** Exercise directions **
Leave the pictures out and retype the lines from the beginning through the line with "(0,0) rectangle (1091,1663);", both ends included.

** Given material **
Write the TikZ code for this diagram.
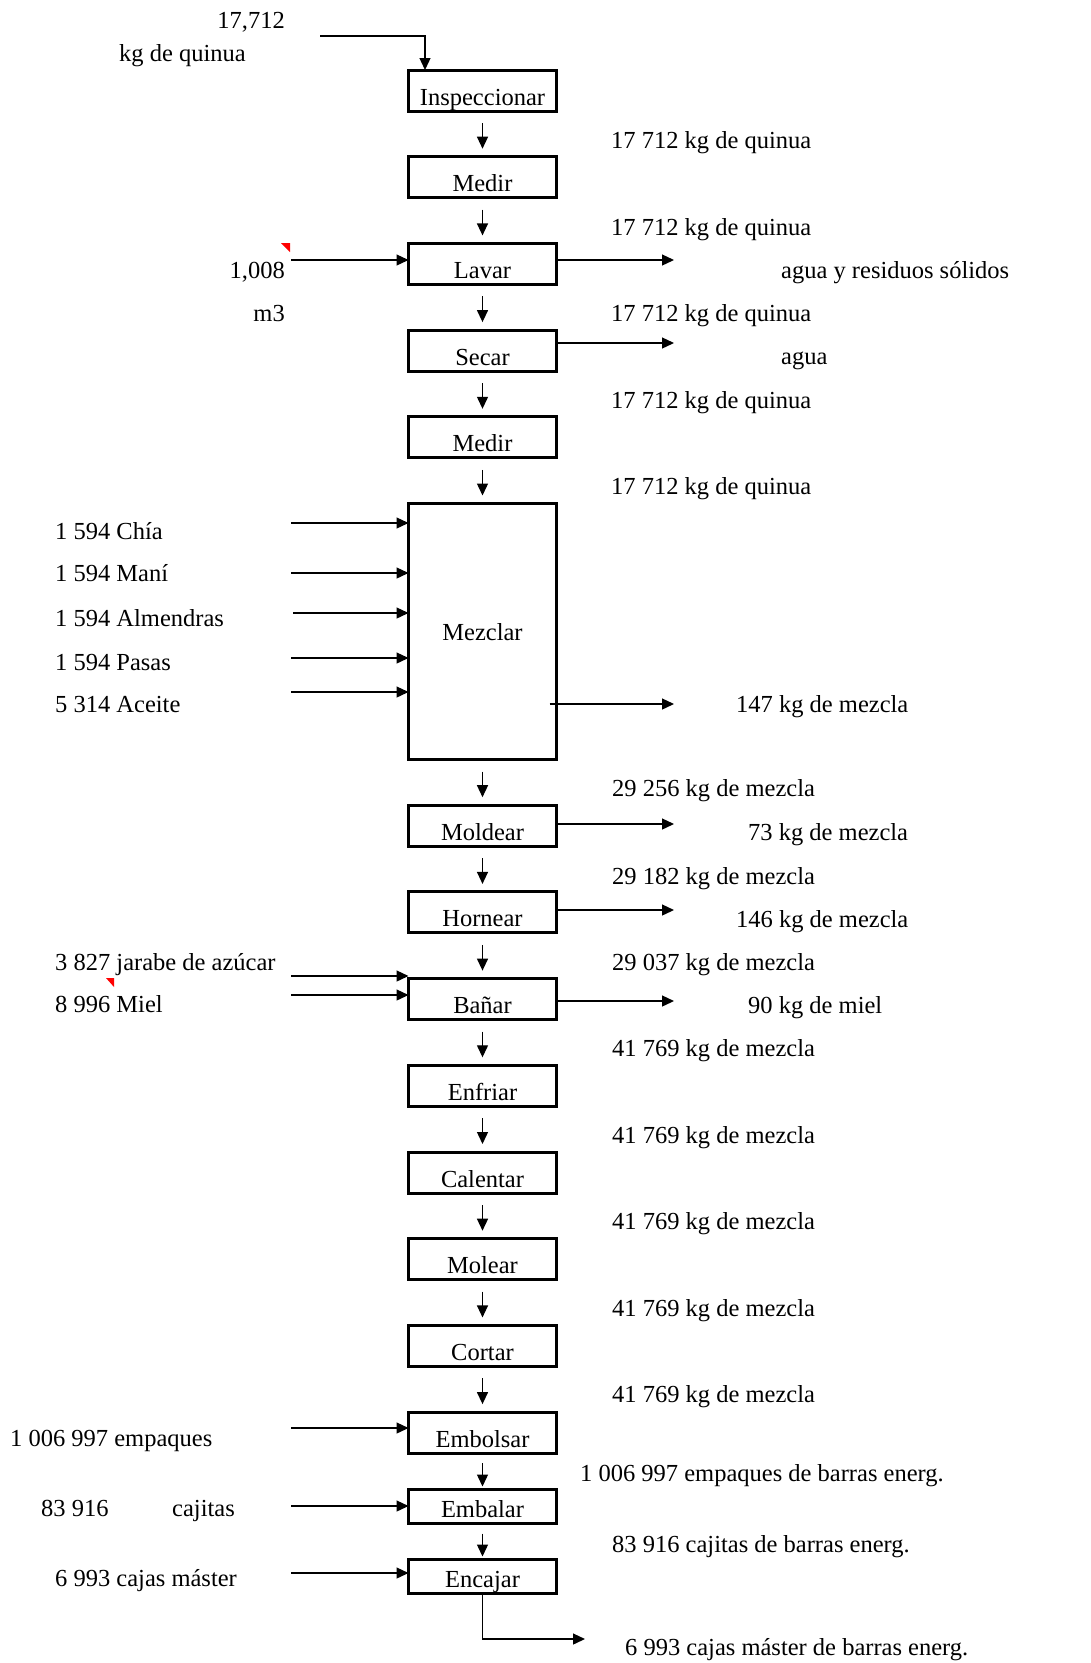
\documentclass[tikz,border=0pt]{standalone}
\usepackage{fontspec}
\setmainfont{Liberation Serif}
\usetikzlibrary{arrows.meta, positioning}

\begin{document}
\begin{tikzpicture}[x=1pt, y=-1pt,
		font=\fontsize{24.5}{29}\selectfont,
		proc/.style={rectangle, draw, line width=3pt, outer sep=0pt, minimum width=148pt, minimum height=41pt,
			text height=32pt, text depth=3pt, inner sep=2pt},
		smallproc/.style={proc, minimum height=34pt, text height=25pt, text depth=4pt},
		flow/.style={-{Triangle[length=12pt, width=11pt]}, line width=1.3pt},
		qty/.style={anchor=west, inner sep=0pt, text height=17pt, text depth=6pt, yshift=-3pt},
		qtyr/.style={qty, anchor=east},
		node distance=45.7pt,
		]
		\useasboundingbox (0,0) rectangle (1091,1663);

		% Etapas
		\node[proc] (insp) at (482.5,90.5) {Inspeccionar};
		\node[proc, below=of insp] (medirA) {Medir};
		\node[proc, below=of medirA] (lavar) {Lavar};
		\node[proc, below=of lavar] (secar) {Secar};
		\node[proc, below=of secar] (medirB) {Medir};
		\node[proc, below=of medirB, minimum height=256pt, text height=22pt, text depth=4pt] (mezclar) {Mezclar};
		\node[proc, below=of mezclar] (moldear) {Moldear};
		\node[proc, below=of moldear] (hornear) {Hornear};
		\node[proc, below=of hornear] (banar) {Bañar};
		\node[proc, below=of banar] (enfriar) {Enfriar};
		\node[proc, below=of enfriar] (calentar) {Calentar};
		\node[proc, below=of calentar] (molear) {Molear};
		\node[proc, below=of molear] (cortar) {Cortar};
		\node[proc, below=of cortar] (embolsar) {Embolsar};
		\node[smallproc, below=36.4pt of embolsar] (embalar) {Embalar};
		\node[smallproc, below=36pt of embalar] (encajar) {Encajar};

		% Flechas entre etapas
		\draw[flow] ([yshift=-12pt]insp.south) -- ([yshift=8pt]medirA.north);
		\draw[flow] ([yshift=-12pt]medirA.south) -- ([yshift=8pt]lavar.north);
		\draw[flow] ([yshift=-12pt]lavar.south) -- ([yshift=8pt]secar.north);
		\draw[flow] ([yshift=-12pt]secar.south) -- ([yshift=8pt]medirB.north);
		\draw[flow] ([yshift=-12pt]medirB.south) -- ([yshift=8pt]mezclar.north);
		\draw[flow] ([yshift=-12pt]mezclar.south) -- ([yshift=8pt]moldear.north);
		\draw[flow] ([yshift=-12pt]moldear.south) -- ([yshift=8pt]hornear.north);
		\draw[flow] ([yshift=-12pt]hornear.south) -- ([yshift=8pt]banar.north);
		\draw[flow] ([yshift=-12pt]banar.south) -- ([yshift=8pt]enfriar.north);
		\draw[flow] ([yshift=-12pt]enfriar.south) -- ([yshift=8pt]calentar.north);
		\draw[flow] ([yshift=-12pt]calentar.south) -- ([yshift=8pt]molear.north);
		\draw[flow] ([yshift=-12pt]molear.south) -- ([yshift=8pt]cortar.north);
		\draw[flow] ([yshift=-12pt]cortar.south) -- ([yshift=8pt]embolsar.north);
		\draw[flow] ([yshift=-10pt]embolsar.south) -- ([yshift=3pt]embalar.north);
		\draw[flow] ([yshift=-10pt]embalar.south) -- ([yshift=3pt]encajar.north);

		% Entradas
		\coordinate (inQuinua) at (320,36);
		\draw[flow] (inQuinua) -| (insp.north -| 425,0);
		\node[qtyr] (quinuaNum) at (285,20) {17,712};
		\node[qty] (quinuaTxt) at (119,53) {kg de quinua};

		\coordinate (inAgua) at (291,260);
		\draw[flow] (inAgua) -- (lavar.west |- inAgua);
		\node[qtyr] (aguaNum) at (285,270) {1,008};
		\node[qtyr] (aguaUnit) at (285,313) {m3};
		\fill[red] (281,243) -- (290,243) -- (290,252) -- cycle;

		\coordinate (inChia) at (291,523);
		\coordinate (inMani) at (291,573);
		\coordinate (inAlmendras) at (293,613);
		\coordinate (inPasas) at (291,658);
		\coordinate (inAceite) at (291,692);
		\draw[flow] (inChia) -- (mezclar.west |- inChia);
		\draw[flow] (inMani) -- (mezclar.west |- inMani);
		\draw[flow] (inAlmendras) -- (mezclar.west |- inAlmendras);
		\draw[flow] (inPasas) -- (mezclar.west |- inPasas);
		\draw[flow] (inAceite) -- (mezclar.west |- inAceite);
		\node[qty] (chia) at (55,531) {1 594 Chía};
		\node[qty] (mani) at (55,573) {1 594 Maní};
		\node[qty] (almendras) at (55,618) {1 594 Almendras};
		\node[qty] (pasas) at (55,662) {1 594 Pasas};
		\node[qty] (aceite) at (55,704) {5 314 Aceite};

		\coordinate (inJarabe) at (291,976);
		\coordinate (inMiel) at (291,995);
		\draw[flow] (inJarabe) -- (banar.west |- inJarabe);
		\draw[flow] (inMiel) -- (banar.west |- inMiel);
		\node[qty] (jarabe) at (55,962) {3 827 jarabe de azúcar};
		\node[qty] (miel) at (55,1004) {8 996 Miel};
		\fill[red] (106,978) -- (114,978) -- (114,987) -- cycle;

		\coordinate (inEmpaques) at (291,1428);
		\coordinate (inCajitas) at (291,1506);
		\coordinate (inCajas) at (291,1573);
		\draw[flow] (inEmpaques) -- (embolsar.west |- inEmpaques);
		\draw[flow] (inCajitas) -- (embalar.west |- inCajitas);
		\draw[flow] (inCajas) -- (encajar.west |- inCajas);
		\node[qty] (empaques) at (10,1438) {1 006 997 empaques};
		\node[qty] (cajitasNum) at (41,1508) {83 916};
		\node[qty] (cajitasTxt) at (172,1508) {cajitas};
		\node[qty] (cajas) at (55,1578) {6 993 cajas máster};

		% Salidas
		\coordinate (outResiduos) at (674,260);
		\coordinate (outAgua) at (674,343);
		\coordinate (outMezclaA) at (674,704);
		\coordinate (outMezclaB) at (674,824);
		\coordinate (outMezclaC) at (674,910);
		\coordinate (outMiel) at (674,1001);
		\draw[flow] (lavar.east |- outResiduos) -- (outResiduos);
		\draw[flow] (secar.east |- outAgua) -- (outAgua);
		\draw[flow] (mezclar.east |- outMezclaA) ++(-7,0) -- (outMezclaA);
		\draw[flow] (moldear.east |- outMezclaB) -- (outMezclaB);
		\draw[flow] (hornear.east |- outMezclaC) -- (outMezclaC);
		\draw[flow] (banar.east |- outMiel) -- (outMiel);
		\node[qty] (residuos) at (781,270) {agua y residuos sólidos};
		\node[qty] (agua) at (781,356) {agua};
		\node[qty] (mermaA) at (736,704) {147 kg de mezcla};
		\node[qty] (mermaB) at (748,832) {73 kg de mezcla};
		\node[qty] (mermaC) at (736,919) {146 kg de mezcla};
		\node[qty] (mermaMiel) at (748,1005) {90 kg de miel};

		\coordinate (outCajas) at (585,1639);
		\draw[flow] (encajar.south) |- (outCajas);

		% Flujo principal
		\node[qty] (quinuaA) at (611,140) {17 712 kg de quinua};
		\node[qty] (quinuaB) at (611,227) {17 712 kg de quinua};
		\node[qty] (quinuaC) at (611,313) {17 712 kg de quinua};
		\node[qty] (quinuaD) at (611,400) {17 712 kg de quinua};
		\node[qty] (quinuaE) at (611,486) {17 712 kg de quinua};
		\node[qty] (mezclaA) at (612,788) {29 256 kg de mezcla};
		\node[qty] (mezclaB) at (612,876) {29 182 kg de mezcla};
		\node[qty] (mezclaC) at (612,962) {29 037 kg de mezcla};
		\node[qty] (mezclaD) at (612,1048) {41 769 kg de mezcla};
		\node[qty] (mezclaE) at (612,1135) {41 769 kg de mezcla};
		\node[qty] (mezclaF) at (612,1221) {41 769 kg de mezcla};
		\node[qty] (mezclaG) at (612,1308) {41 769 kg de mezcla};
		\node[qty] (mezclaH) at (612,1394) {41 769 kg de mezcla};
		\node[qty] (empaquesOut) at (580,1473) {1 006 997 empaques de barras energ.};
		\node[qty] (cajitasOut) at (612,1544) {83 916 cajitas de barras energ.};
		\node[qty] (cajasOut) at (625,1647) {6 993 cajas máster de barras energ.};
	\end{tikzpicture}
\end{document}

** Exercise response **
Write the TikZ code for this diagram.
\documentclass[tikz,border=0pt]{standalone}
\usepackage{fontspec}
\setmainfont{Liberation Serif}
\usetikzlibrary{arrows.meta, positioning}

\begin{document}
\begin{tikzpicture}[x=1pt, y=-1pt,
		font=\fontsize{24.5}{29}\selectfont,
		proc/.style={rectangle, draw, line width=3pt, outer sep=0pt, minimum width=148pt, minimum height=41pt,
			text height=32pt, text depth=3pt, inner sep=2pt},
		smallproc/.style={proc, minimum height=34pt, text height=25pt, text depth=4pt},
		flow/.style={-{Triangle[length=12pt, width=11pt]}, line width=1.3pt},
		qty/.style={anchor=west, inner sep=0pt, text height=17pt, text depth=6pt, yshift=-3pt},
		qtyr/.style={qty, anchor=east},
		node distance=45.7pt,
		]
		\useasboundingbox (0,0) rectangle (1091,1663);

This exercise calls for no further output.